How about cheaper drives such as
- Adata XPG SX8200
- Crucial P1
- Sabrent Rocket Q
- Intel 660
The reviews on these are very confusing. Toms hardware doesnt even list the 750 in its top list
https://www.tomshardware.com/reviews/best-ssds,3891.html
Of all these choices, which one to buy?
@NewMaxx, a user here, is incredibly knowledgeable about this stuff. He has a subReddit
here, and a website
here regarding SSD/NVMes, the technology, and his ratings regarding SSD/NVMe drives. I trust him far more than I would any penny grubbing commercial website on this issue as he has more than demonstrated the breadth of his knowledge on this subject. He has a buying guide flowchart
here and a spreadsheet
here which break them down into his categories. On the flowchart, standard SSDs are on the left and NVMEs begin in the middle and go to the right. He ranks NVMes as Budget, Moderate, Consumer, Prosumer, and Prosumer/Consumer. In general, the hardware quality (controllers, flash, DRAM cache, etc) increases as you move to the higher categories.

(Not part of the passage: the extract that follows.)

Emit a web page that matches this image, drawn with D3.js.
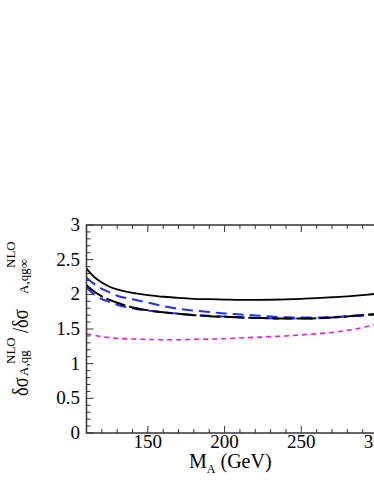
<!DOCTYPE html>
<html lang="en">
<head>
  <meta charset="UTF-8">
  <title>NLO ratio vs M_A</title>
  <script src="https://d3js.org/d3.v7.min.js"></script>
  <style>
    body { margin: 0; padding: 0; background: #fff; }
    svg { display: block; }
    svg text { font-family: "Liberation Serif", "Times New Roman", "DejaVu Serif", serif; }
  </style>
</head>
<body>
  <div id="chart"></div>
  <script>
    // masses in GeV
    const masses = [110, 115, 120, 125, 130, 140, 150, 160, 170, 180, 190, 200,
                    210, 220, 230, 240, 250, 260, 270, 280, 290, 300];

    const blackSolid = [2.37, 2.25, 2.17, 2.11, 2.07, 2.02, 1.99, 1.965, 1.95, 1.935, 1.93, 1.925,
                        1.92, 1.92, 1.922, 1.927, 1.935, 1.945, 1.958, 1.972, 1.99, 2.01];
    const blackDashed = [2.13, 2.04, 1.97, 1.92, 1.88, 1.81, 1.77, 1.74, 1.72, 1.70, 1.685, 1.675,
                         1.665, 1.66, 1.655, 1.65, 1.65, 1.655, 1.665, 1.68, 1.70, 1.72];
    const blueUpper = [2.24, 2.15, 2.08, 2.03, 1.98, 1.93, 1.88, 1.83, 1.79, 1.765, 1.745, 1.725,
                       1.71, 1.695, 1.68, 1.67, 1.665, 1.665, 1.67, 1.685, 1.70, 1.72];
    const blueLower = [2.10, 2.00, 1.93, 1.89, 1.85, 1.80, 1.765, 1.74, 1.72, 1.70, 1.69, 1.68,
                       1.67, 1.66, 1.655, 1.65, 1.65, 1.655, 1.665, 1.68, 1.695, 1.715];
    const magenta = [1.43, 1.41, 1.39, 1.375, 1.365, 1.355, 1.35, 1.345, 1.345, 1.35, 1.355, 1.36,
                     1.37, 1.38, 1.39, 1.40, 1.415, 1.43, 1.45, 1.48, 1.52, 1.575];

    const xMajor = [150, 200, 250, 300];
    const yMajor = [0, 0.5, 1, 1.5, 2, 2.5, 3];

    const width = 374, height = 484;
    const plotLeft = 86.5, plotRight = 378, plotTop = 225, plotBottom = 433;

    const svg = d3.select("#chart").append("svg")
      .attr("width", width)
      .attr("height", height);

    const x = d3.scaleLinear().domain([110, 300]).range([plotLeft, plotRight]);
    const y = d3.scaleLinear().domain([0, 3]).range([plotBottom, plotTop]);

    const series = [
      { values: magenta, color: "#e020e0", width: 1.6, dash: "5,4" },
      { values: blueUpper, color: "#1f2fff", width: 2, dash: "11,6" },
      { values: blueLower, color: "#1f2fff", width: 2, dash: "11,6" },
      { values: blackDashed, color: "#000", width: 2, dash: "20,4" },
      { values: blackSolid, color: "#000", width: 1.8, dash: null }
    ];

    const line = d3.line()
      .x(d => x(d[0]))
      .y(d => y(d[1]))
      .curve(d3.curveMonotoneX);

    series.forEach(s => {
      svg.append("path")
        .datum(masses.map((m, i) => [m, s.values[i]]))
        .attr("d", line)
        .attr("fill", "none")
        .attr("stroke", s.color)
        .attr("stroke-width", s.width)
        .attr("stroke-dasharray", s.dash);
    });

    // frame
    const axisColor = "#333";
    svg.append("rect")
      .attr("x", plotLeft).attr("y", plotTop)
      .attr("width", plotRight - plotLeft).attr("height", plotBottom - plotTop)
      .attr("fill", "none").attr("stroke", axisColor).attr("stroke-width", 1.5);

    // x ticks (bottom + top, inward)
    const xMinor = d3.range(110, 301, 10);
    xMinor.forEach(v => {
      const len = xMajor.includes(v) ? 7 : 4;
      svg.append("line").attr("x1", x(v)).attr("x2", x(v))
        .attr("y1", plotBottom).attr("y2", plotBottom - len)
        .attr("stroke", axisColor).attr("stroke-width", 1);
      svg.append("line").attr("x1", x(v)).attr("x2", x(v))
        .attr("y1", plotTop).attr("y2", plotTop + len)
        .attr("stroke", axisColor).attr("stroke-width", 1);
    });

    // y ticks (left, inward)
    const yMinor = d3.range(0, 30.1, 1).map(d => d / 10);
    yMinor.forEach(v => {
      const len = Math.abs(v * 2 - Math.round(v * 2)) < 1e-6 ? 7 : 4;
      svg.append("line").attr("x1", plotLeft).attr("x2", plotLeft + len)
        .attr("y1", y(v)).attr("y2", y(v))
        .attr("stroke", axisColor).attr("stroke-width", 1);
    });

    svg.selectAll(".xl").data(xMajor).join("text")
      .attr("x", d => x(d)).attr("y", 448)
      .attr("text-anchor", "middle")
      .attr("font-size", 19)
      .text(d => d);

    svg.selectAll(".yl").data(yMajor).join("text")
      .attr("x", 80).attr("y", d => y(d) + 6)
      .attr("text-anchor", "end")
      .attr("font-size", 19)
      .text(d => d);

    // x title
    const xt = svg.append("text").attr("x", 189).attr("y", 468).attr("font-size", 20);
    xt.append("tspan").text("M");
    xt.append("tspan").attr("font-size", 12).attr("dy", 5).text("A");
    xt.append("tspan").attr("dy", -5).text(" (GeV)");

    // y title, pieces placed along the rotated baseline
    const ylab = svg.append("g");
    const pieces = [
      { t: "δσ", pos: 396, base: 28, size: 23, sx: 0.8 },
      { t: "A,qg", pos: 376, base: 28, size: 13, sx: 1 },
      { t: "NLO", pos: 364, base: 15, size: 13, sx: 1 },
      { t: "/δσ", pos: 333, base: 28, size: 23, sx: 0.8 },
      { t: "A,qg∞", pos: 294, base: 28, size: 13, sx: 1 },
      { t: "NLO", pos: 268, base: 15, size: 13, sx: 1 }
    ];
    pieces.forEach(p => {
      ylab.append("text")
        .attr("transform", `translate(${p.base},${p.pos}) rotate(-90) scale(${p.sx},1)`)
        .attr("font-size", p.size)
        .text(p.t);
    });
  </script>
</body>
</html>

In general, there is nothing wrong with the cheaper category drives but YMMV and you generally get what you pay for. The controllers are generally less capable, the flash will be slower, the drive may not contain dedicated DRAM cache, write speeds will be lower, etc. As long as I have the money, I'm generally a snob about it -- obviously, having any SSD/NVMe beats having no SSD/NVMe at all, but beyond that I'm not going to use a drive he rates any lower than consumer on any of my own builds (again, as long as I can afford it). He rates the SN750 as prosumer, and the Samsung 970 Evo Plus as prosumer/consumer.